Pull every line containing "with" out of the material below.
# START OF Material provided
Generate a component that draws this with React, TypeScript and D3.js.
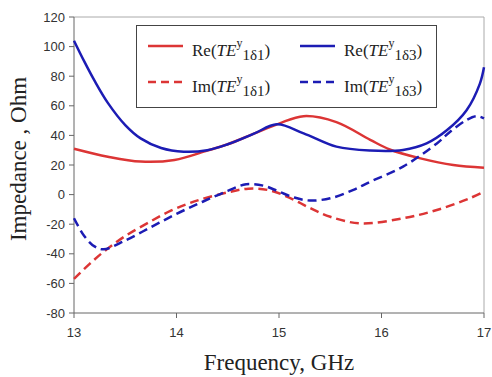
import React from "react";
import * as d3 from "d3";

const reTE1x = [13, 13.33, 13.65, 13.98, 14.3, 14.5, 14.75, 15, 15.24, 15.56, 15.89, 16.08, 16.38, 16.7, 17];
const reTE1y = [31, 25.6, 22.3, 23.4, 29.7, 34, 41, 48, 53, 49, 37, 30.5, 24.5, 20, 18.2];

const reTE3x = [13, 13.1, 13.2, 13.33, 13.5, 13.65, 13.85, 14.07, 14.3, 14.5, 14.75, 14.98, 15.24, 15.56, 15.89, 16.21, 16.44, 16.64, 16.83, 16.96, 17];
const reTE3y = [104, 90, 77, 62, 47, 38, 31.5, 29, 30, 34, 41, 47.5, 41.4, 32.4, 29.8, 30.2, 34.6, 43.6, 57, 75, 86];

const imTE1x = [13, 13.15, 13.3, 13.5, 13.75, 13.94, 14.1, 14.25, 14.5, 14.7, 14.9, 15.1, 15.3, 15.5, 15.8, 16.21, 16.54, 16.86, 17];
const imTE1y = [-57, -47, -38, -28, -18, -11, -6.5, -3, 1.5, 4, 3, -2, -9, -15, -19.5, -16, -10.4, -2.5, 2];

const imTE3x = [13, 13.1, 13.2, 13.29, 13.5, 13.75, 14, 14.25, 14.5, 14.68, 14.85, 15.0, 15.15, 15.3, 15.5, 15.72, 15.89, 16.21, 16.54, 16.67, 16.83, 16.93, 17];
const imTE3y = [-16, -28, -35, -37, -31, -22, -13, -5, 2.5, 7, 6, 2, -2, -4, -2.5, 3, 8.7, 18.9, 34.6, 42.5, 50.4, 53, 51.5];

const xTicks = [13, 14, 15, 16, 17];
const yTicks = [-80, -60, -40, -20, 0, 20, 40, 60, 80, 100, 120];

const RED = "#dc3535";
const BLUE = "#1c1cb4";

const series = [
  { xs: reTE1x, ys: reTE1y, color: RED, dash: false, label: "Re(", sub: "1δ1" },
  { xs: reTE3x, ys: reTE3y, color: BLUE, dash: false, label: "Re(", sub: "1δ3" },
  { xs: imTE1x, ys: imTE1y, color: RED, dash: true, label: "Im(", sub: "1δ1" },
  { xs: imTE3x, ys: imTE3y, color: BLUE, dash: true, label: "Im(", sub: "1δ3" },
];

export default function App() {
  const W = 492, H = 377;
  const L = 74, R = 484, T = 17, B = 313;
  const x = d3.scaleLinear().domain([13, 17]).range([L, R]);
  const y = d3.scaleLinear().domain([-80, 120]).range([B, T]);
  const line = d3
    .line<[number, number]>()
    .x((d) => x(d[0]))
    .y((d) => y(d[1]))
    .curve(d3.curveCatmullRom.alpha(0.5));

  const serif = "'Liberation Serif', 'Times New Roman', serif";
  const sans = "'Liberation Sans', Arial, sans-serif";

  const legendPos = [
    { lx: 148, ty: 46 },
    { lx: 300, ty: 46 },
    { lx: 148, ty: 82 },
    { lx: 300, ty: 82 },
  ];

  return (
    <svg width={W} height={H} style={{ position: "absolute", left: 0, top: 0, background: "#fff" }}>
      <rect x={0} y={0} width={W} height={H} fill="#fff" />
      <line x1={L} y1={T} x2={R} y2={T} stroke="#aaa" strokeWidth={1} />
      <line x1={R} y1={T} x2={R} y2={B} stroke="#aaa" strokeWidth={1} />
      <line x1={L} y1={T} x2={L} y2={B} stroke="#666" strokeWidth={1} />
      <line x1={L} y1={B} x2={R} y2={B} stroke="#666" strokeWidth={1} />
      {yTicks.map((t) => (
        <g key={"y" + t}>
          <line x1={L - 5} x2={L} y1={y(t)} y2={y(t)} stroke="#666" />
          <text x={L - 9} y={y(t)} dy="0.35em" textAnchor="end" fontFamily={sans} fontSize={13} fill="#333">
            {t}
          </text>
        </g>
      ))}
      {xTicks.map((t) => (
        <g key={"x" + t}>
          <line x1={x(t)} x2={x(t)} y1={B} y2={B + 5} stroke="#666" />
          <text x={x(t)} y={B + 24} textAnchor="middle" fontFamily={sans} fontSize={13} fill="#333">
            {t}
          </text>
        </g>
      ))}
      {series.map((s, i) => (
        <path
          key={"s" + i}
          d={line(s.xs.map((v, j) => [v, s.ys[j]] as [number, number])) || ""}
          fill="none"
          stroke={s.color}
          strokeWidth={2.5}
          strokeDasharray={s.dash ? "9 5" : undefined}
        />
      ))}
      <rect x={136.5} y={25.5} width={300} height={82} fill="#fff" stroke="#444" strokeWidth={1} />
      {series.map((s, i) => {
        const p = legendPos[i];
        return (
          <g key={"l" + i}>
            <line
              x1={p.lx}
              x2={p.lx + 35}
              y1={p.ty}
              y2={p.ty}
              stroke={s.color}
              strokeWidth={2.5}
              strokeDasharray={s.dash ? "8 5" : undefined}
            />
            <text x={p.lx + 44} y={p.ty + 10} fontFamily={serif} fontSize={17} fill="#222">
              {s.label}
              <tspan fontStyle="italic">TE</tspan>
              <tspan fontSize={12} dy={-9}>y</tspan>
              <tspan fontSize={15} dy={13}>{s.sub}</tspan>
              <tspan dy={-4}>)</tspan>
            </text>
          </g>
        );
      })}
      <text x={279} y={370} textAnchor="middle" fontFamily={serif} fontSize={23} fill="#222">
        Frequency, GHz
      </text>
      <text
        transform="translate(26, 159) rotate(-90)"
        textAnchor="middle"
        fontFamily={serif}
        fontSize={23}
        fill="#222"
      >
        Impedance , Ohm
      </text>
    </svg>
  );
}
# END OF Material provided
# START OF Material provided
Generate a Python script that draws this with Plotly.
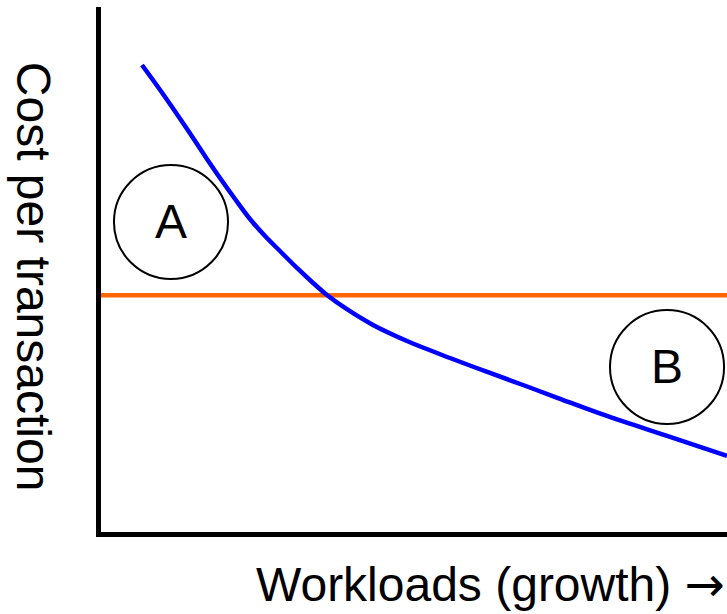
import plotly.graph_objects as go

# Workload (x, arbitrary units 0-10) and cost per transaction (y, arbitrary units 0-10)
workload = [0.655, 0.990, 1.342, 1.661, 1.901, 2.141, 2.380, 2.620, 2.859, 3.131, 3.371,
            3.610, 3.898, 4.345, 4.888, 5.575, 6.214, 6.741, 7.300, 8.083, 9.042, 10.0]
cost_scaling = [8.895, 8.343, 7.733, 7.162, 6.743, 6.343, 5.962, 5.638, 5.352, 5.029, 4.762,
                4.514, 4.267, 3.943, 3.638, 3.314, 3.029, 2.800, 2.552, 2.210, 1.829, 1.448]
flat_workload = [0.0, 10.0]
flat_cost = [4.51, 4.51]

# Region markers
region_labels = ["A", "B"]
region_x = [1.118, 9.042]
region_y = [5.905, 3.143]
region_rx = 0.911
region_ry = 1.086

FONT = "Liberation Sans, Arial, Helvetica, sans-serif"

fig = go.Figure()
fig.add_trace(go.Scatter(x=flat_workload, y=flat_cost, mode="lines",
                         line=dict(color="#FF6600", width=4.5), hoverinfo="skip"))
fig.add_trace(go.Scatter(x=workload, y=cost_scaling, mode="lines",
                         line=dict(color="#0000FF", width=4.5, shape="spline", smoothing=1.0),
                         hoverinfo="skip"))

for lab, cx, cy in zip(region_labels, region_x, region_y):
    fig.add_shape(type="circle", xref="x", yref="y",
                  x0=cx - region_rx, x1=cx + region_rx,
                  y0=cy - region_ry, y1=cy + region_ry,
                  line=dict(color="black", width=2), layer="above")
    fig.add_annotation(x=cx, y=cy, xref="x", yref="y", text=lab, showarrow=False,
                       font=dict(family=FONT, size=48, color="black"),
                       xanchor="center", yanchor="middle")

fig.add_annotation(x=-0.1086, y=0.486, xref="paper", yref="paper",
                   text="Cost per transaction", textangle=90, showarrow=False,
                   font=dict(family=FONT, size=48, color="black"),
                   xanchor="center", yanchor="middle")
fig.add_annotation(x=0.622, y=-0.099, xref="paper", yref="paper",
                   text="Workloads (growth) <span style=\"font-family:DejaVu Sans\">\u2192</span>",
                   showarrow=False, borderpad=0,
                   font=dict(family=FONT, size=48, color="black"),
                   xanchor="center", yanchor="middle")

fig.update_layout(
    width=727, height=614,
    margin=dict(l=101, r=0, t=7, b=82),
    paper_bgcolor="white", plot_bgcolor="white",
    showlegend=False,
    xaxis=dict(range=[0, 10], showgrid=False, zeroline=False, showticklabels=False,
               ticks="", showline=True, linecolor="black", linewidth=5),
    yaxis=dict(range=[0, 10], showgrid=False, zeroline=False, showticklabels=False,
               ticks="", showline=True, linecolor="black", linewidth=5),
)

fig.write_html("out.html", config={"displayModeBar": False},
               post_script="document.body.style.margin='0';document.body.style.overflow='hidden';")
# END OF Material provided
# START OF Material provided
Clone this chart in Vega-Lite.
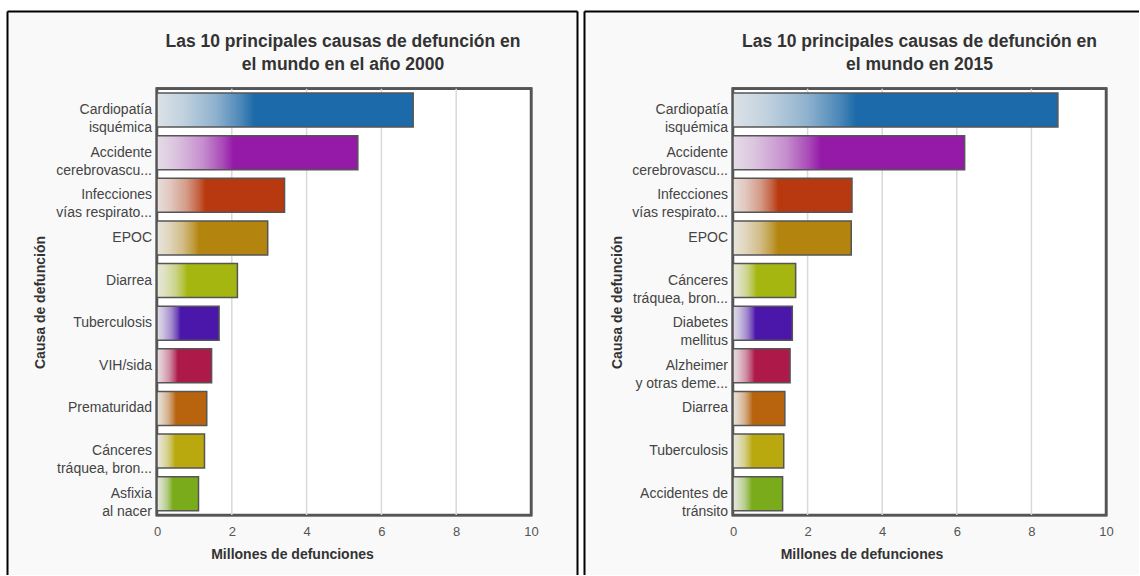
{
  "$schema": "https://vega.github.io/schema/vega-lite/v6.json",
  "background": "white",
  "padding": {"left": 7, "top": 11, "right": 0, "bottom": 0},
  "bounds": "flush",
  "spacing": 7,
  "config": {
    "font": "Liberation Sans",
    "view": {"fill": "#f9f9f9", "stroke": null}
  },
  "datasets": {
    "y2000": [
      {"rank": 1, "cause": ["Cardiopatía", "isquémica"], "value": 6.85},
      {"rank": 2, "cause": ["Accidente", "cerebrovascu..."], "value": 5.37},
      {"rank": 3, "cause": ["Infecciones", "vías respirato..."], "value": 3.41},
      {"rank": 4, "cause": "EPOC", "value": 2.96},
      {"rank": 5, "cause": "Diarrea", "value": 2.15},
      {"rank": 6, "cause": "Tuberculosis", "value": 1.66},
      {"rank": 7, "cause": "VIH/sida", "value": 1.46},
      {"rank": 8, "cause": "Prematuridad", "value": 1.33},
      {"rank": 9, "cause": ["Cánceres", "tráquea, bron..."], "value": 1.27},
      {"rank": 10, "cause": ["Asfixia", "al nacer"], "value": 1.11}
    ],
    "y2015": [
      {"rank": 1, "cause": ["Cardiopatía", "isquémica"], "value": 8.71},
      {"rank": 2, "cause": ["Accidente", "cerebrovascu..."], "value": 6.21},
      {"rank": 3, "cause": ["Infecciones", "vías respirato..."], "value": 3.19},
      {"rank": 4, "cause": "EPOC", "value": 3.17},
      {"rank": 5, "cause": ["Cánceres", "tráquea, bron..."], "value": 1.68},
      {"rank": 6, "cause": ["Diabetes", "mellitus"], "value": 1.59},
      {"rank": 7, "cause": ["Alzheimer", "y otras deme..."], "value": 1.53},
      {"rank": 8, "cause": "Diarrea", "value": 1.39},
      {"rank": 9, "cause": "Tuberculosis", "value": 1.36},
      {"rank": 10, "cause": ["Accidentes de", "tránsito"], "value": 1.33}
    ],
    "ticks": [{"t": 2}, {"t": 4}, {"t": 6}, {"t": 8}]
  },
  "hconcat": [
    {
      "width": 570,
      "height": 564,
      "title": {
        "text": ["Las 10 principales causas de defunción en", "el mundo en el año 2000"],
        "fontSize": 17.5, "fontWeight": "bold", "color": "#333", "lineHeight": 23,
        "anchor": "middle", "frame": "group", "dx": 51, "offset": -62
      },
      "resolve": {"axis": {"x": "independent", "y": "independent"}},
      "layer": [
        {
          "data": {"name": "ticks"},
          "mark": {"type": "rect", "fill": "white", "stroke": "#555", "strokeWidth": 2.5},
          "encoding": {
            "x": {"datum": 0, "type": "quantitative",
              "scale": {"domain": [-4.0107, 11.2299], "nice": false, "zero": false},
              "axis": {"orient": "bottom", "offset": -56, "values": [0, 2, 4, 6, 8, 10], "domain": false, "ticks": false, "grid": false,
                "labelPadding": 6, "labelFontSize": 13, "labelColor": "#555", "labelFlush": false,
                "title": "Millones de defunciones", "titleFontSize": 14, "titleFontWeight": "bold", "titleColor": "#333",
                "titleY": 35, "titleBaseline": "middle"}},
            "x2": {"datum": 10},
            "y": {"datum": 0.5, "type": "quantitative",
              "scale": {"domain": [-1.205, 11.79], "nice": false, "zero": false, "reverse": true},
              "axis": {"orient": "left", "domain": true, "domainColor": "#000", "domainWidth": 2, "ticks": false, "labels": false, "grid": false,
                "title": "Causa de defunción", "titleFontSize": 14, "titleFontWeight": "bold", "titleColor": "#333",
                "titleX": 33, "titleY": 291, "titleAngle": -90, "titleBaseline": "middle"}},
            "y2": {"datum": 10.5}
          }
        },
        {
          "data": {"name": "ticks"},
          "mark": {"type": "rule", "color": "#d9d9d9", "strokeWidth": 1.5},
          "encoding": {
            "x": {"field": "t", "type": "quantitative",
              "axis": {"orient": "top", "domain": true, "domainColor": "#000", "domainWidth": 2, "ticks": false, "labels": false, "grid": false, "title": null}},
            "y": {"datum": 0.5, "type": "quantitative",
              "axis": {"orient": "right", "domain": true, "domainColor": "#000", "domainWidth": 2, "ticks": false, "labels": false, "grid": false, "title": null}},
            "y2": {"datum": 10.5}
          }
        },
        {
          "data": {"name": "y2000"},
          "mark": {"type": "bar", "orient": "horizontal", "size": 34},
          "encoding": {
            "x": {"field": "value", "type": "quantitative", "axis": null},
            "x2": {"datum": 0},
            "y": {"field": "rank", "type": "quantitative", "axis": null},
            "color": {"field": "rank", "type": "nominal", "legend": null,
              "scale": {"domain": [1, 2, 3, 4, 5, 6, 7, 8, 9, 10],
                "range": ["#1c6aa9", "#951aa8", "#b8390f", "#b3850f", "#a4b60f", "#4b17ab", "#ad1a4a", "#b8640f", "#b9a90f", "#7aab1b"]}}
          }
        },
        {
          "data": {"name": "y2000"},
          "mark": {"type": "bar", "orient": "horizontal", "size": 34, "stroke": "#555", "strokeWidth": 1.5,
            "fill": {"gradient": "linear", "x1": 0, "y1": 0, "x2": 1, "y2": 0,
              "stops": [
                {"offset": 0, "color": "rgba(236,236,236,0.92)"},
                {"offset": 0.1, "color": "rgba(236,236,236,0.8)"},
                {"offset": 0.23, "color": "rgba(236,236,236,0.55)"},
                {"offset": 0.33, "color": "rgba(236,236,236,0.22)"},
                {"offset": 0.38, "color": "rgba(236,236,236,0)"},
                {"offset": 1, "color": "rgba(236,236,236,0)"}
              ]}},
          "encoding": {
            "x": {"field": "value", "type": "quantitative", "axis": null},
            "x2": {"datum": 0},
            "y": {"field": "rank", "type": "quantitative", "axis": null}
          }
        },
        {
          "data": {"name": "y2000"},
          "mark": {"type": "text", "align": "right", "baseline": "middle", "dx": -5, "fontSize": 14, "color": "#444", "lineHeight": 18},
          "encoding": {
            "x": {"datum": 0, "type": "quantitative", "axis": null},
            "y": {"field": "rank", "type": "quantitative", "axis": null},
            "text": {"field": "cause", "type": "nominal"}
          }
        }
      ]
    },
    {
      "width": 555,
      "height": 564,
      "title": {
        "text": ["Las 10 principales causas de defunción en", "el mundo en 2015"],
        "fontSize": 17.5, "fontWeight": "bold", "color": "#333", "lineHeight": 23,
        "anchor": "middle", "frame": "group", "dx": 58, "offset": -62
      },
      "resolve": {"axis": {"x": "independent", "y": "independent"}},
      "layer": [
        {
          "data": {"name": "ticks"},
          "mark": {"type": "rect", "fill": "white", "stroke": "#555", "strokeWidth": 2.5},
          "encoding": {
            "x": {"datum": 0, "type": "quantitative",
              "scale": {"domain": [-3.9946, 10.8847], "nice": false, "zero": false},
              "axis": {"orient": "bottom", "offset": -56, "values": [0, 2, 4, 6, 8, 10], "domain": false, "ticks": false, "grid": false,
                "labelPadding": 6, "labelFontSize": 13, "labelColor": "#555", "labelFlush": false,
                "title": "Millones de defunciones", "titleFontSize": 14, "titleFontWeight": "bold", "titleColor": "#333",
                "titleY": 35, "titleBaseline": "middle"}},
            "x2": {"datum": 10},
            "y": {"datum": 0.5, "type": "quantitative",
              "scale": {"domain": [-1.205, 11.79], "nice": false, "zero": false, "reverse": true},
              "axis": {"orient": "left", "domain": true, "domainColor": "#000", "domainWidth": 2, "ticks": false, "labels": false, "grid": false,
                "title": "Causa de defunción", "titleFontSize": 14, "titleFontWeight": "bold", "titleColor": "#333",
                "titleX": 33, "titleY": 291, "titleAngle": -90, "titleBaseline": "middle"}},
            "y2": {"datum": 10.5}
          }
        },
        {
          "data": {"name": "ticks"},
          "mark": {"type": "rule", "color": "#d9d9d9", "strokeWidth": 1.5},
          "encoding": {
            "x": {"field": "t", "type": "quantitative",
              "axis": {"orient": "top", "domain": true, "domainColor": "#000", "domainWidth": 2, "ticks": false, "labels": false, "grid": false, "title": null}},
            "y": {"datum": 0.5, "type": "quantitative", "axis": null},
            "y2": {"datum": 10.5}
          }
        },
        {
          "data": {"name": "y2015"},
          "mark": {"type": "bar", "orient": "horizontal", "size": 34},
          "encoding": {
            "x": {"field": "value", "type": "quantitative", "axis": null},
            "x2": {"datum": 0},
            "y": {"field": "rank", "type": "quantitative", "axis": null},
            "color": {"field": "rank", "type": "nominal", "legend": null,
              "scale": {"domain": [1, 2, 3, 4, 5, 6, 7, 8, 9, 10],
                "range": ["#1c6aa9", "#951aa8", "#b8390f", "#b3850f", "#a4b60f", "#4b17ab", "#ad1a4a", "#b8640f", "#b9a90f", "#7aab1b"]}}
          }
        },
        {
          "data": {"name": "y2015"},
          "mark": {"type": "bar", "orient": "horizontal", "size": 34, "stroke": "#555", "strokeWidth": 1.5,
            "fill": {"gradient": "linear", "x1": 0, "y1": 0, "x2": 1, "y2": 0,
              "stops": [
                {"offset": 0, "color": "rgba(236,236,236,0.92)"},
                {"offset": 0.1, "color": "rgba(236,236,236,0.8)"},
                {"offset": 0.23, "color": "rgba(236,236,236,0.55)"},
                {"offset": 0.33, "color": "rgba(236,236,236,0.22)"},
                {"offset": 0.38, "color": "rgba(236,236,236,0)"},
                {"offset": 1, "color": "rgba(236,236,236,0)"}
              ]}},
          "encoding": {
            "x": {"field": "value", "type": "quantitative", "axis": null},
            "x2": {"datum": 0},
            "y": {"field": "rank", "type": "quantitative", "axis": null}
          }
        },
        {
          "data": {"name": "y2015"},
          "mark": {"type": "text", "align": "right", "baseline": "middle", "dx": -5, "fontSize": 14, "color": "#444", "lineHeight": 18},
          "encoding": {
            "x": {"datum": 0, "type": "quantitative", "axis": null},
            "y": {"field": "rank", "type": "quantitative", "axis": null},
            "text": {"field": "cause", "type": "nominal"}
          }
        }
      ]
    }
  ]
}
# END OF Material provided
-- Expected answer --
Generate a component that draws this with React, TypeScript and D3.js.
Generate a Python script that draws this with Plotly.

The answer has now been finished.